L'affaire éclate en 2016. Le 6 septembre, un ouvrier, perché sur un échafaudage branlant, rafistolé avec des câbles électriques, chute lourdement sur le sol. Il est victime d'une fracture ouverte. Comme trois jours plus tôt, alors qu'un manoeuvre, dépourvu de lunettes de sécurité, avait été blessé à l'oeil, les responsables du chantier refusent d'appeler les secours. Mais cette fois, les ouvriers se rebellent et dévoilent les conditions dans lesquelles les emploie leur entreprise sous-traitante, MT Bat Immeubles (*).

Soutenus par la CGT, les manoeuvres, qui depuis lors ont tous été régularisés et embauchés par une entreprise de bâtiment, se mettent en grève et occupent le chantier de l'avenue de Breteuil. Tandis que l'inspection du travail et le Défenseur des droits, autorité administrative notamment en charge de la lutte contre les discriminations, ouvrent une enquête contradictoire qui donne lieu à un rapport de 300 pages, au vitriol : les conditions de travail des 25 Maliens « sont humainement indignes ».

« De simples composants remplaçables »

« Nous sommes en plein Paris, avec vue sur les Invalides, et c'est pourtant là que travaillaient 25 hommes sans-papiers, payés de la main à la main, sans le moindre contrat, sans aucune protection.
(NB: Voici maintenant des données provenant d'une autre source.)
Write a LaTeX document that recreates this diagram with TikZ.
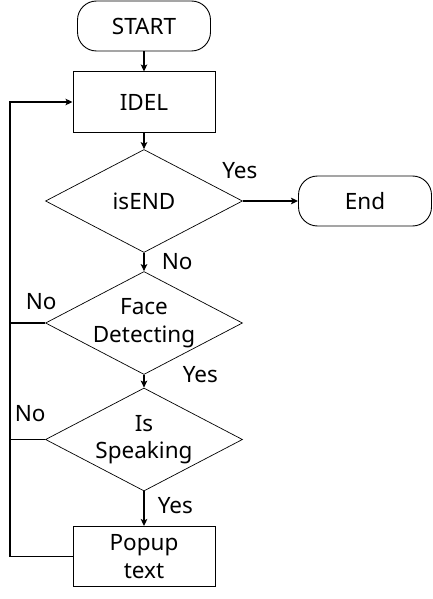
\documentclass[tikz,border=0pt]{standalone}
\usepackage{fontspec}
\setmainfont{Noto Sans}
\usetikzlibrary{shapes.geometric, arrows.meta, positioning}
\tikzstyle{terminal} = [rectangle, rounded corners=19pt, minimum width=133pt, minimum height=50pt, text centered, draw=black, line width=0.9pt]
\tikzstyle{process} = [rectangle, minimum width=142pt, minimum height=60pt, inner sep=2pt, text centered, align=center, draw=black, line width=1pt]
\tikzstyle{decision} = [diamond, aspect=1.9, minimum width=197pt, minimum height=103pt, inner sep=-4pt, align=center, draw=black, line width=0.7pt]
\tikzstyle{arrow} = [line width=1.5pt, ->, >={Stealth[length=7pt,width=6.5pt,inset=1.5pt]}]
\tikzstyle{line} = [line width=1.8pt]
\tikzstyle{lbl} = [inner sep=0pt]

\begin{document}
\begin{tikzpicture}[x=1pt, y=1pt, node distance=76pt, font=\fontsize{22.5}{27.5}\selectfont]
\useasboundingbox (0,0) rectangle (432,-599);

\node (start) [terminal] at (144,-26) {START};
\node (idel)  [process, below of=start] {IDEL};
\node (isend) [decision, below of=idel, yshift=-23pt] {isEND};
\node (face)  [decision, below of=isend, yshift=-46pt] {Face\\Detecting};
\node (speak) [decision, below of=face, yshift=-40.5pt] {Is\\Speaking};
\node (popup) [process, below of=speak, yshift=-41pt] {Popup\\text};
\node (end)   [terminal, right of=isend, xshift=145pt] {End};

% vertical return line on the left
\coordinate (rail) at (10,-300);

% main flow
\draw [arrow] (start) -- (idel);
\draw [arrow] (idel) -- (isend);
\draw [arrow] (isend.east) -- node[lbl, pos=0, xshift=-3pt, yshift=30pt] {Yes} (end.west);
\draw [arrow] (isend.south) -- node[lbl, right=17pt] {No} (face.north);
\draw [arrow] (face.south) -- node[lbl, pos=0, right=38pt] {Yes} (speak.north);
\draw [arrow] (speak.south) -- node[lbl, right=13pt, yshift=3pt] {Yes} (popup.north);

% "No" branches join the return line
\draw [line] (face.west) -- node[lbl, pos=0, xshift=-4pt, yshift=21pt] {No} (face.west -| rail);
\draw [line] (speak.west) -- node[lbl, pos=0, xshift=-15pt, yshift=26pt] {No} (speak.west -| rail);

% back to IDEL
\draw [arrow] (popup.west) -- (popup.west -| rail) |- (idel.west);

\end{tikzpicture}
\end{document}
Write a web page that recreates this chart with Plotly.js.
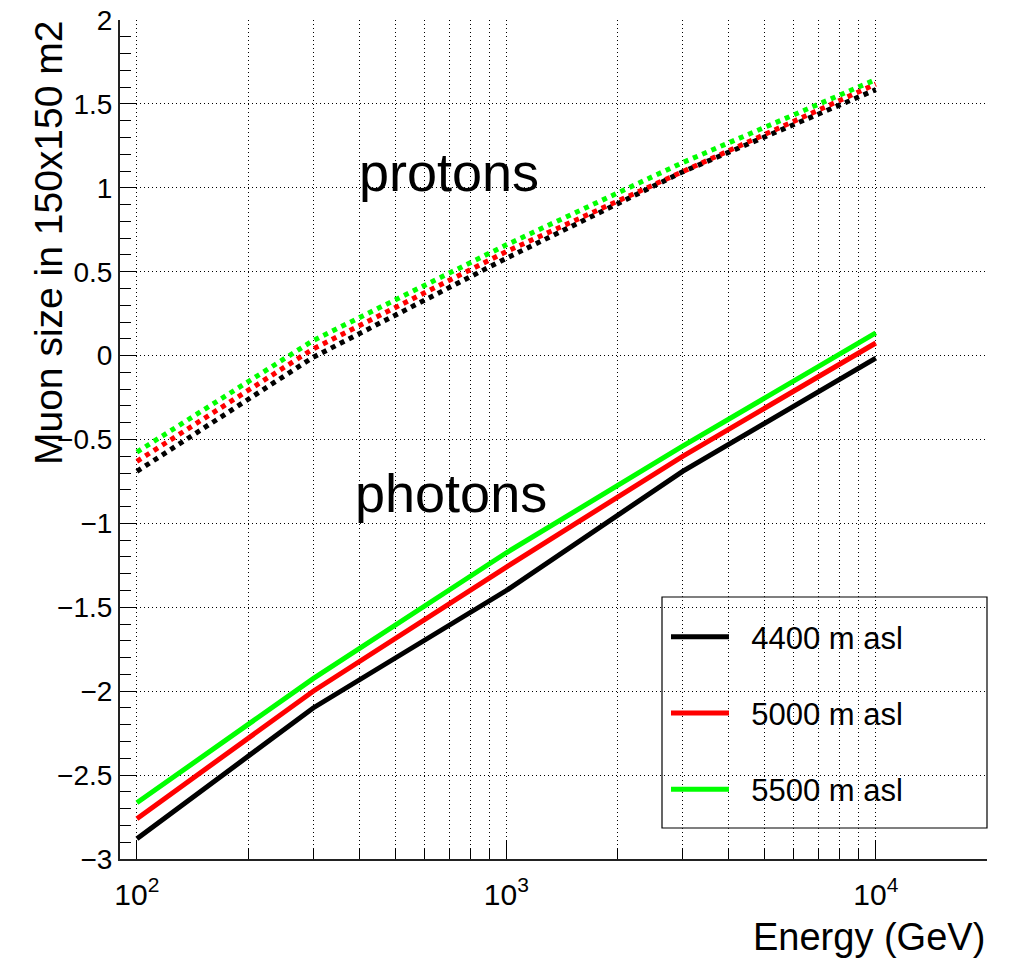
<!DOCTYPE html>
<html>
<head>
<meta charset="utf-8">
<script src="https://cdn.plot.ly/plotly-3.0.1.min.js"></script>
<style>html,body{margin:0;padding:0;background:#fff;}#chart{width:1011px;height:958px;}</style>
</head>
<body>
<div id="chart"></div>
<script>
// Energy (GeV)
const energy = [100, 300, 1000, 3000, 10000];
// photons (solid)
const photons4400 = [-2.88, -2.10, -1.40, -0.69, -0.015];
const photons5000 = [-2.76, -2.00, -1.26, -0.60, 0.075];
const photons5500 = [-2.665, -1.925, -1.175, -0.54, 0.135];
// protons (dotted)
const protons4400 = [-0.69, -0.01, 0.58, 1.095, 1.585];
const protons5000 = [-0.63, 0.04, 0.62, 1.10, 1.618];
const protons5500 = [-0.575, 0.09, 0.66, 1.15, 1.645];

const seriesNames = ['4400 m asl', '5000 m asl', '5500 m asl'];
const seriesColors = ['#000000', '#ff0000', '#00ff00'];

const xMajor = [100, 1000, 10000];
const xMajorText = ['10<sup>2</sup>', '10<sup>3</sup>', '10<sup>4</sup>'];
const xMinor = [200,300,400,500,600,700,800,900,2000,3000,4000,5000,6000,7000,8000,9000,20000];

const FONT = 'Liberation Sans, Arial, Helvetica, sans-serif';
const photonSets = [photons4400, photons5000, photons5500];
const protonSets = [protons4400, protons5000, protons5500];

const traces = [];
protonSets.forEach((ys, i) => {
  traces.push({
    x: energy, y: ys, type: 'scatter', mode: 'lines',
    line: {color: seriesColors[i], width: 5, dash: 'dot'},
    showlegend: false, hoverinfo: 'skip'
  });
});
photonSets.forEach((ys, i) => {
  traces.push({
    x: energy, y: ys, type: 'scatter', mode: 'lines',
    name: '\u00a0\u00a0' + seriesNames[i], legendgroup: 'g' + i,
    line: {color: seriesColors[i], width: 5},
    showlegend: true
  });
});

const W = 1011, H = 958, L = 120, R = 24, T = 20, B = 99;
const pw = W - L - R, ph = H - T - B;
const px2paper = px => (px - L) / pw;
const py2paper = py => (H - B - py) / ph;

const layout = {
  width: W, height: H,
  margin: {l: L, r: R, t: T, b: B},
  paper_bgcolor: '#ffffff', plot_bgcolor: '#ffffff',
  font: {family: FONT, color: '#000', size: 28},
  showlegend: true,
  legend: {
    x: px2paper(666), y: py2paper(610), xanchor: 'left', yanchor: 'top',
    bgcolor: 'rgba(0,0,0,0)', borderwidth: 0,
    font: {family: FONT, size: 31, color: '#000'},
    tracegroupgap: 33, itemwidth: 58
  },
  xaxis: {
    type: 'log',
    range: [Math.log10(90), Math.log10(20000)],
    tickmode: 'array', tickvals: xMajor, ticktext: xMajorText,
    ticks: 'inside', ticklen: 18, tickwidth: 1, tickcolor: '#000',
    ticklabelstandoff: 8,
    showgrid: true, gridcolor: '#000', gridwidth: 1, griddash: '1px,3px',
    minor: {tickmode: 'array', tickvals: xMinor, ticks: 'inside', ticklen: 11, tickwidth: 1, tickcolor: '#000',
            showgrid: true, gridcolor: '#000', gridwidth: 1, griddash: '1px,3px'},
    showline: true, linecolor: '#222', linewidth: 2, mirror: false,
    zeroline: false,
    tickfont: {family: FONT, size: 30, color: '#000'},
    automargin: false
  },
  yaxis: {
    range: [-3, 2],
    tickmode: 'linear', tick0: 0, dtick: 0.5,
    ticks: 'inside', ticklen: 17, tickwidth: 1, tickcolor: '#000',
    showgrid: true, gridcolor: '#000', gridwidth: 1, griddash: '1px,3px',
    minor: {dtick: 0.1, tick0: 0, ticks: 'inside', ticklen: 11, tickwidth: 1, tickcolor: '#000', showgrid: false},
    showline: true, linecolor: '#222', linewidth: 2, mirror: false,
    zeroline: false,
    tickfont: {family: FONT, size: 28, color: '#000'},
    automargin: false
  },
  shapes: [
    {type: 'rect', xref: 'paper', yref: 'paper',
     x0: px2paper(662), x1: px2paper(987), y0: py2paper(828), y1: py2paper(597),
     line: {color: '#000', width: 1.2}, fillcolor: '#ffffff', layer: 'below'}
  ],
  annotations: [
    {text: 'Muon size in 150x150 m2', xref: 'paper', yref: 'paper',
     x: px2paper(48), y: py2paper(243), xanchor: 'center', yanchor: 'middle',
     textangle: -90, showarrow: false, font: {family: FONT, size: 39, color: '#000'}},
    {text: 'Energy (GeV)', xref: 'paper', yref: 'paper',
     x: 1, y: py2paper(937), xanchor: 'right', yanchor: 'middle',
     showarrow: false, font: {family: FONT, size: 38, color: '#000'}},
    {text: 'protons', xref: 'paper', yref: 'paper',
     x: px2paper(449), y: py2paper(172), xanchor: 'center', yanchor: 'middle',
     showarrow: false, font: {family: FONT, size: 54, color: '#000'}},
    {text: 'photons', xref: 'paper', yref: 'paper',
     x: px2paper(451), y: py2paper(493), xanchor: 'center', yanchor: 'middle',
     showarrow: false, font: {family: FONT, size: 54, color: '#000'}}
  ]
};

Plotly.newPlot('chart', traces, layout, {displayModeBar: false, staticPlot: true});
</script>
</body>
</html>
Ni gants, ni chaussures de sécurité, ni casque » avaient ajouté Mes Aline Chanu et Camille Berlan, les avocates des plaignants, lors de l'audience.

Dans son jugement, le conseil de prud'hommes a reconnu que « tous les travailleurs maliens étaient assignés aux tâches les plus pénibles du chantier dans des conditions extrêmement dangereuses » et constaté que « la société a préféré privilégier l'état d'avancement des travaux à la sauvegarde de l'intégrité corporelle et de la vie des salariés, appréhendés comme de simples composants remplaçables ».

Lors de l'audience prud'hommale, la représentante du Défenseur des droits avait estimé que MT Bat Immeubles avait « volontairement constitué une équipe composée uniquement de travailleurs sans papiers. Car, dans ce métier, ils sont considérés comme une force de travail interchangeable : on les appelle les Mamadou ! Leur chef leur disait d'ailleurs : Si t'es pas content, rentre chez toi. Il y en a plein d'autres ».

Pour la CGT et les deux avocates des salariés, qui ont accompagné les 25 de Breteuil depuis le premier jour, et jusqu'aux prud'hommes, cette décision est « un tournant, qui crée du droit sur la question de la discrimination raciale systémique ».


(*) La société MT Bat Immeubles a été placée en liquidation judiciaire en août 2018. Elle n'était ni présente, ni représentée à l'audience des prud'hommes. Les indemnités obtenues, ne pouvant pas être versées par cette société, seront issues du régime de garantie des salaires (AGS) financé par les cotisations patronales.